Kurum ve yargı kararlarında ölçülülük ilkesi ihtiyatla değerlendirilmektedir. Ölçülülük ilkesi, amaç ile araç arasındaki makul dengedir. Ölçülülük ilkesi ışığında veri sorumlusu işveren, ilgili kişilerden minimum düzeyde veri talep etmelidir. Daha az sınırlayıcı müdahale ile aynı amaca ulaşabiliyorsa, daha çok sınırlayan müdahale ölçüsüz kabul edilmektedir. İşveren, mesai takibi amacına, kişinin ömrü boyunca değişmeyen, biricik biyometrik verisi haricinde genel nitelikli verisini işleyerek ulaşabiliyorsa, biyometrik veri işleme faaliyeti ölçüsüzdür. Ölçülülük ilkesi, her somut olay özelinde değerlendirilir. Örneğin, yüksek güvenlik gerektiren nükleer santrale girişte biyometrik veri işleyebilirken[4] tehlike arz etmeyen depoya girişte biyometrik veri işlemek ölçüsüz kalabilir. Nitekim Danıştay da 16.05.2023 tarihli kararında, üstün güvenlik önlemi alma gerekliliğine dair somut bir veri olmaması nedeniyle avuç içi biyometrik veri işleme yöntemiyle mesai takibinin hukuka aykırı olduğuna karar vermiştir.[5]

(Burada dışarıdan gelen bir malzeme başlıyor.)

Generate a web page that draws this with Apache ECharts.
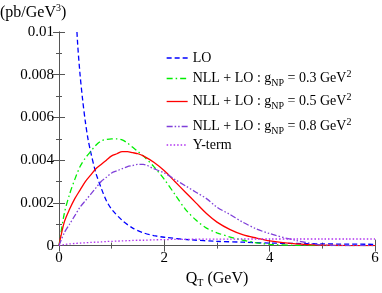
<!DOCTYPE html>
<html><head><meta charset="utf-8">
<script src="https://cdn.jsdelivr.net/npm/echarts@6/dist/echarts.min.js"></script>
<style>html,body{margin:0;padding:0;background:#fff}#c{width:382px;height:293px}</style>
</head><body><div id="c"></div>
<script>
// Shared Q_T grid (GeV)
const qt = [0,0.1,0.2,0.3,0.4,0.5,0.6,0.7,0.8,0.9,1.0,1.1,1.2,1.3,1.4,1.5,1.6,1.8,2.0,2.2,2.4,2.6,2.8,3.0,3.25,3.5,3.75,4.0,4.5,5.0,5.5,6.0];
const nll03 = [0,0.0015,0.0024,0.0031,0.0037,0.0041,0.0044,0.0047,0.0049,0.00497,0.0050,0.0050,0.00495,0.0048,0.0046,0.0044,0.0042,0.0037,0.0031,0.0024,0.0017,0.0012,0.00082,0.0006,0.0004,0.00025,0.00013,0.00006,0.00001,0,0,0];
const nll05 = [0,0.0011,0.0017,0.0022,0.0026,0.0030,0.0033,0.0036,0.0038,0.0040,0.0042,0.0043,0.0044,0.0044,0.00435,0.0043,0.0042,0.0039,0.0035,0.0030,0.0025,0.0020,0.0015,0.0011,0.00075,0.0005,0.00035,0.00022,0.00008,0.00002,0,0];
const nll08 = [0,0.0006,0.0010,0.0014,0.0018,0.0021,0.0024,0.0027,0.0030,0.0032,0.0034,0.0035,0.0036,0.0037,0.00375,0.0038,0.0038,0.0036,0.0034,0.0031,0.0028,0.0025,0.0022,0.0018,0.00145,0.00108,0.00078,0.00056,0.00024,0.00003,0,0];
const yterm = [0,0.00005,0.00008,0.0001,0.00012,0.00013,0.00015,0.00016,0.00017,0.00019,0.0002,0.00021,0.00022,0.00023,0.00024,0.00025,0.00025,0.00027,0.00028,0.00029,0.00029,0.0003,0.0003,0.0003,0.0003,0.00031,0.00031,0.00031,0.00031,0.00031,0.00031,0.00031];
// LO on its own grid
const qtLO = [0.25,0.3,0.35,0.4,0.45,0.5,0.55,0.6,0.7,0.8,0.9,1.0,1.2,1.4,1.6,1.8,2.0,2.5,3.0,3.5,4.0,5.0,6.0];
const lo = [0.016,0.0122,0.0096,0.0080,0.0068,0.0058,0.0050,0.0044,0.0034,0.0027,0.0021,0.0017,0.00118,0.00082,0.0006,0.00047,0.00039,0.00027,0.0002,0.00016,0.00012,0.00008,0.00006];
const names = ['LO','NLL03','NLL05','NLL08','Yterm'];
const legendText = {
  LO: '{t|LO}',
  NLL03: '{t|NLL + LO : g}{sub|NP}{t| = 0.3 GeV}{sup|2}',
  NLL05: '{t|NLL + LO : g}{sub|NP}{t| = 0.5 GeV}{sup|2}',
  NLL08: '{t|NLL + LO : g}{sub|NP}{t| = 0.8 GeV}{sup|2}',
  Yterm: '{t|Y-term}'
};
const xTicks = [0,2,4,6];
const yTicks = [0,0.002,0.004,0.006,0.008,0.01];

const F = '"Liberation Serif", "DejaVu Serif", serif';
const pair = (xs, ys) => xs.map((x,i)=>[x, ys[i]]);
const rich = {
  t:{fontFamily:F,fontSize:14,color:'#000',lineHeight:18},
  sub:{fontFamily:F,fontSize:10,color:'#000',lineHeight:18,padding:[9,0,0,0]},
  sup:{fontFamily:F,fontSize:10,color:'#000',lineHeight:18,padding:[0,0,9,0]}
};
const styles = [
  {color:'#0000ff', type:[5,3]},
  {color:'#00ee00', type:[6,3,1.5,3]},
  {color:'#ff0000', type:'solid'},
  {color:'#7f3fd9', type:[6,2,1.5,2,1.5,2]},
  {color:'#b030f0', type:[1.5,2]}
];
const legendTops = [51,69,92,117,138];
function mkLegend(n,i){
  return {data:[n], orient:'vertical', left:166, top:legendTops[i], padding:0, itemWidth:21, itemHeight:10,
    itemStyle:{opacity:0}, lineStyle:{type:styles[i].type, width:1.3, color:styles[i].color},
    formatter:(nm)=>legendText[nm], textStyle:{fontFamily:F, rich:rich}, selectedMode:false};
}
const chart = echarts.init(document.getElementById('c'), null, {renderer:'canvas'});
const axisCommon = {
  axisLine:{lineStyle:{color:'#555',width:1}},
  axisTick:{inside:true,length:6,lineStyle:{color:'#555'}},
  minorTick:{show:true,splitNumber:2,length:3,lineStyle:{color:'#555'}},
  splitLine:{show:false}
};
const seriesData = [pair(qtLO, lo), pair(qt, nll03), pair(qt, nll05), pair(qt, nll08), pair(qt, yterm)];
const series = names.map((n,i)=>({type:'line', name:n, data:seriesData[i], smooth:0.3, showSymbol:false, symbol:'none',
  clip:true, animation:false, itemStyle:{color:styles[i].color},
  lineStyle:{color:styles[i].color, type:styles[i].type, width:1.3}}));

chart.setOption({
  animation:false,
  textStyle:{fontFamily:F},
  title:{text:'{m|(pb/GeV}{sup|3}{m|)}', left:0, top:3, padding:0,
    textStyle:{fontFamily:F,fontSize:16,fontWeight:'normal',color:'#000',
      rich:{m:{fontFamily:F,fontSize:16,fontWeight:'normal',color:'#000'},sup:{fontFamily:F,fontSize:10,fontWeight:'normal',color:'#000',padding:[0,0,10,0]}}}},
  grid:{left:59,right:7,top:32,bottom:40},
  legend: names.map(mkLegend),
  xAxis:[
    Object.assign({type:'value',min:0,max:6,interval:2,position:'bottom',
      name:'{a|Q}{s|T}{a| (GeV)}', nameLocation:'middle', nameGap:13,
      nameTextStyle:{fontFamily:F,rich:{a:{fontFamily:F,fontSize:16,color:'#000'},s:{fontFamily:F,fontSize:10,color:'#000',padding:[9,0,0,0]}}},
      axisLabel:{fontFamily:F,fontSize:15,color:'#000',margin:5,formatter:(v)=>xTicks.includes(v)?String(v):''}}, axisCommon),
    Object.assign({type:'value',min:0,max:6,interval:2,position:'top',axisLabel:{show:false}}, axisCommon)
  ],
  yAxis:[
    Object.assign({type:'value',min:0,max:0.01,interval:0.002,position:'left',
      axisLabel:{fontFamily:F,fontSize:15,color:'#000',margin:5,formatter:(v)=>{const t=yTicks.find(y=>Math.abs(y-v)<1e-9);return t===undefined?'':String(t);}}}, axisCommon),
    Object.assign({type:'value',min:0,max:0.01,interval:0.002,position:'right',axisLabel:{show:false}}, axisCommon)
  ],
  series: series
});
</script></body></html>
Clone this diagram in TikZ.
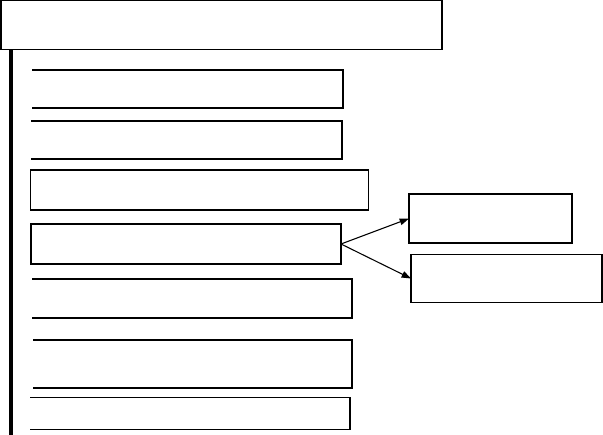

Mesele, işverenin meşru amacını sağlamak için “Minimum düzeyde hangi veriyi işleyebilirim?” sorusuna doğru cevap vermesidir.

İş yerinde mesai takibi, yüz tanıma teknolojisine alternatif yöntemlerle yapılabilir mi?

Manyetik kart sistemi, imza çizelgesi, RFID (Radio Frequency Identification) etiketi, cep telefonuna gelen mobil onay kodu veya SMS’i sisteme girme mesai takibi için alternatif yöntemlerdir.[6] Ancak bazı işverenler, imza çizelgesi yönteminin kişinin başkası yerine imza atabilmesi, manyetik kart sisteminin ise kişinin başkasının kartını da okutabilmesi nedeniyle verimsiz olduğunu öne sürebilir. Bu durumda Kurum, mesai takibinin “işçilerin başkası yerine imza atma veya kart okutma gibi yöntemlere başvurmaması adına uyarılması ve tespit edildiğinde uygulanabilecek yaptırımlar belirlenerek bu hususta işçilere bilgilendirme yapılmak suretiyle kötü niyetli kullanımların önüne geçilmesi ile sağlanması” gerektiğini savunmaktadır.[7] Örneğin, iş yerine girişte formların imzalandığı alanda kamera kaydı alınması yüz tanıma sistemine alternatif sayılabilir.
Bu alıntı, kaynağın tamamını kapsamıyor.